§ **TASK OBJECTIVE**:
Leave out the pictures and reproduce all of the data exactly.

<<<<

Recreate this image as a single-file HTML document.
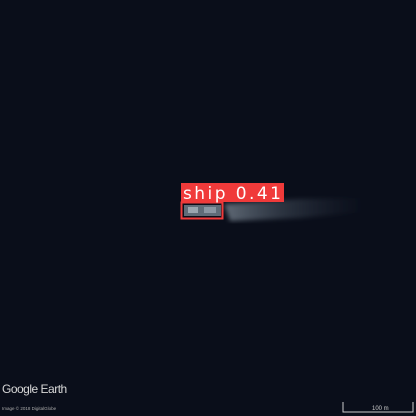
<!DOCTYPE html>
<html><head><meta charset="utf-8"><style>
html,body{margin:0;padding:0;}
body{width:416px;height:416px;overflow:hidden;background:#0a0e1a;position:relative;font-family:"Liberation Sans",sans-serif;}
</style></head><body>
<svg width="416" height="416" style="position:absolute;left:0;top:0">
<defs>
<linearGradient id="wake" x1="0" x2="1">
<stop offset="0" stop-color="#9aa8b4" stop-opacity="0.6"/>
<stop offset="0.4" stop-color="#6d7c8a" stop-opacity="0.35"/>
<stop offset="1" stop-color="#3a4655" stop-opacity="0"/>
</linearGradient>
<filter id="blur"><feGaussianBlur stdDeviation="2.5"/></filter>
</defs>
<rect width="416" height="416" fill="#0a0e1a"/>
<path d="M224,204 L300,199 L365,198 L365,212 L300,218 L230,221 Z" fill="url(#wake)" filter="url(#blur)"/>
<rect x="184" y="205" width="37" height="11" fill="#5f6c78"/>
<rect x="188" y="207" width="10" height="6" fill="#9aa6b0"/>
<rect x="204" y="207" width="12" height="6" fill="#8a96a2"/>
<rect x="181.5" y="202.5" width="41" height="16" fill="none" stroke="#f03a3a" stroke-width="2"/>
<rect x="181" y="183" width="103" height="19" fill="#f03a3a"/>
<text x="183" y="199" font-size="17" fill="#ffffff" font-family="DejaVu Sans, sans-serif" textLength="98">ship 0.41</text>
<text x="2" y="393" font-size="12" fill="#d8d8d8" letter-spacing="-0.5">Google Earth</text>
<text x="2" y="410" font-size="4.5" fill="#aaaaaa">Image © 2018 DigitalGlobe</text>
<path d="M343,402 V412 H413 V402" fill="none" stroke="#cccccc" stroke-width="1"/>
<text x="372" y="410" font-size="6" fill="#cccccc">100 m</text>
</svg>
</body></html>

>>>>

§ **RESULT OF THE TASK**:
Recreate this image as a single-file HTML document.
<!DOCTYPE html>
<html><head><meta charset="utf-8"><style>
html,body{margin:0;padding:0;}
body{width:416px;height:416px;overflow:hidden;background:#0a0e1a;position:relative;font-family:"Liberation Sans",sans-serif;}
</style></head><body>
<svg width="416" height="416" style="position:absolute;left:0;top:0">
<defs>
<linearGradient id="wake" x1="0" x2="1">
<stop offset="0" stop-color="#9aa8b4" stop-opacity="0.6"/>
<stop offset="0.4" stop-color="#6d7c8a" stop-opacity="0.35"/>
<stop offset="1" stop-color="#3a4655" stop-opacity="0"/>
</linearGradient>
<filter id="blur"><feGaussianBlur stdDeviation="2.5"/></filter>
</defs>
<rect width="416" height="416" fill="#0a0e1a"/>
<path d="M224,204 L300,199 L365,198 L365,212 L300,218 L230,221 Z" fill="url(#wake)" filter="url(#blur)"/>
<rect x="184" y="205" width="37" height="11" fill="#5f6c78"/>
<rect x="188" y="207" width="10" height="6" fill="#9aa6b0"/>
<rect x="204" y="207" width="12" height="6" fill="#8a96a2"/>
<rect x="181.5" y="202.5" width="41" height="16" fill="none" stroke="#f03a3a" stroke-width="2"/>
<rect x="181" y="183" width="103" height="19" fill="#f03a3a"/>
<text x="183" y="199" font-size="17" fill="#ffffff" font-family="DejaVu Sans, sans-serif" textLength="98">ship 0.41</text>
<text x="2" y="393" font-size="12" fill="#d8d8d8" letter-spacing="-0.5">Google Earth</text>
<text x="2" y="410" font-size="4.5" fill="#aaaaaa">Image © 2018 DigitalGlobe</text>
<path d="M343,402 V412 H413 V402" fill="none" stroke="#cccccc" stroke-width="1"/>
<text x="372" y="410" font-size="6" fill="#cccccc">100 m</text>
</svg>
</body></html>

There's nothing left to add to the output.